Interfaces and type assertion


(Indirajith V) #1

The book ‘Mastering Go - second edition’, has a variable declared as follows:

var myInt interface{} = 123
k, ok := myInt.(int)
if ok {
fmt.Println("Success:", k)
} 

Can any one explain a bit more on how the variable declaration ‘myInt’ works here?
My doubts are: in the above code ‘myInt’ is a variable of any type which gets type ‘int’ from the value 123. So myInt is still a variable and not an interface. Maybe its an int variable fulfilling the empty interface. But how does it works type assertion? To my understanding, myInt is not an interface just a variable. If I use int instead of interface{} at the variable declaration, the type assertion does not work. Complaining as non interface type on left.

Can anyone help me grasp this? Thank you!


(Sean Killian) #2

Hi, @Indirajith_V,

What I’ll call the “long way” to define a variable in Go is:

var myVar myType

Variables can be an interface type (io.Reader, io.Writer, etc.) or a concrete type (int, string, struct { … }, etc.). The values that get assigned to variables are always concrete types. There is no such thing as an “interface value,” the values inside of an interface variable (or struct field, function return value, etc.) are either nil if the interface has not been assigned a value or a concrete type.

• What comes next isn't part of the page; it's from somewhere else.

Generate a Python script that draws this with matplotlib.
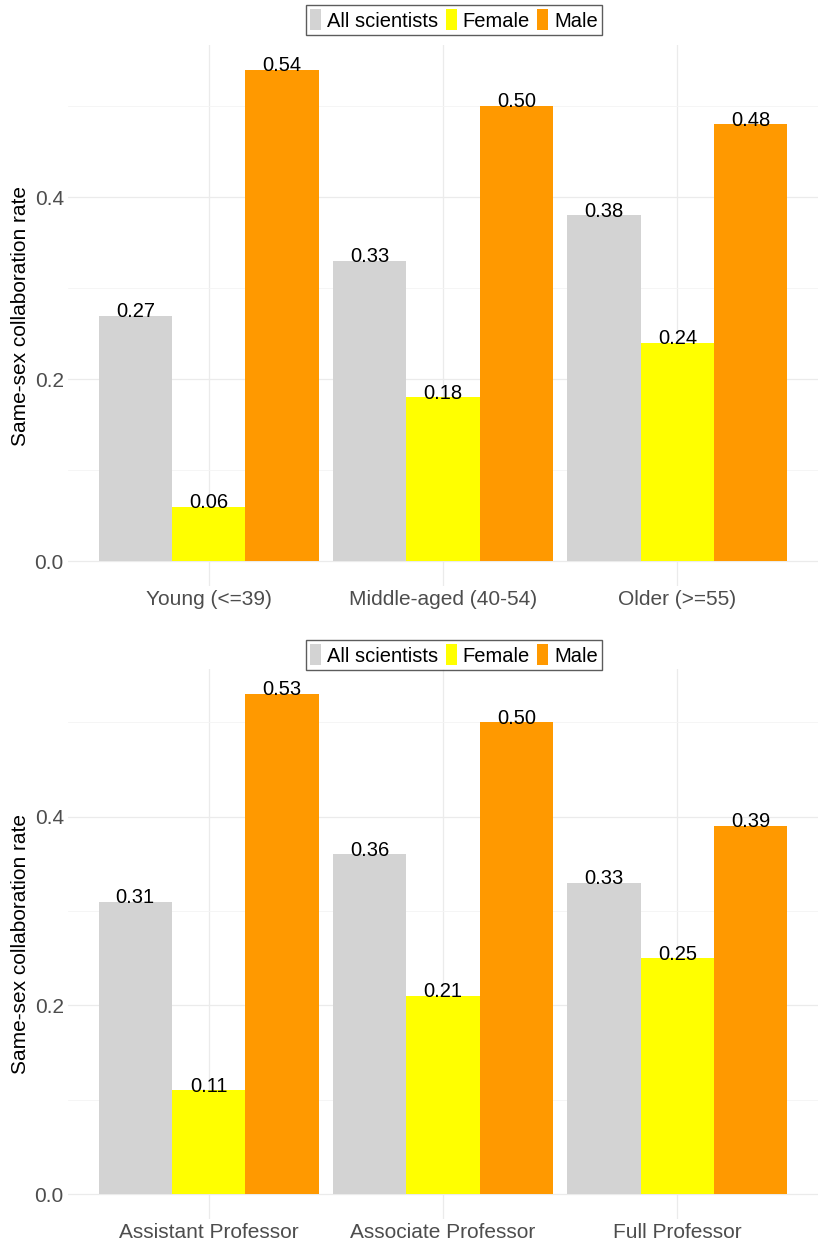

In your example above, myInt is a variable whose type is interface{}. The value on the right side of the assignment (=) statement is just a constant without a type (123). Because its explicit type cannot be deduced, Go gives the constant the default type of int (see https://golang.org/ref/spec#Constants for more info).

When the statement is executed, you end up with a variable, myInt whose type is interface{} and inside of that variable is an int with the value 123.

Regarding the type assertion: That’s the way you take an interface value and try to extract its actual concrete value. The Go runtime will check at the time the program runs if the value inside of myInt is a concrete int value. If it is, k is assigned that value and ok is set to true.


(Indirajith V) #3

Thank you verymuch @skillian for you detailed explnation. Now I understand it better.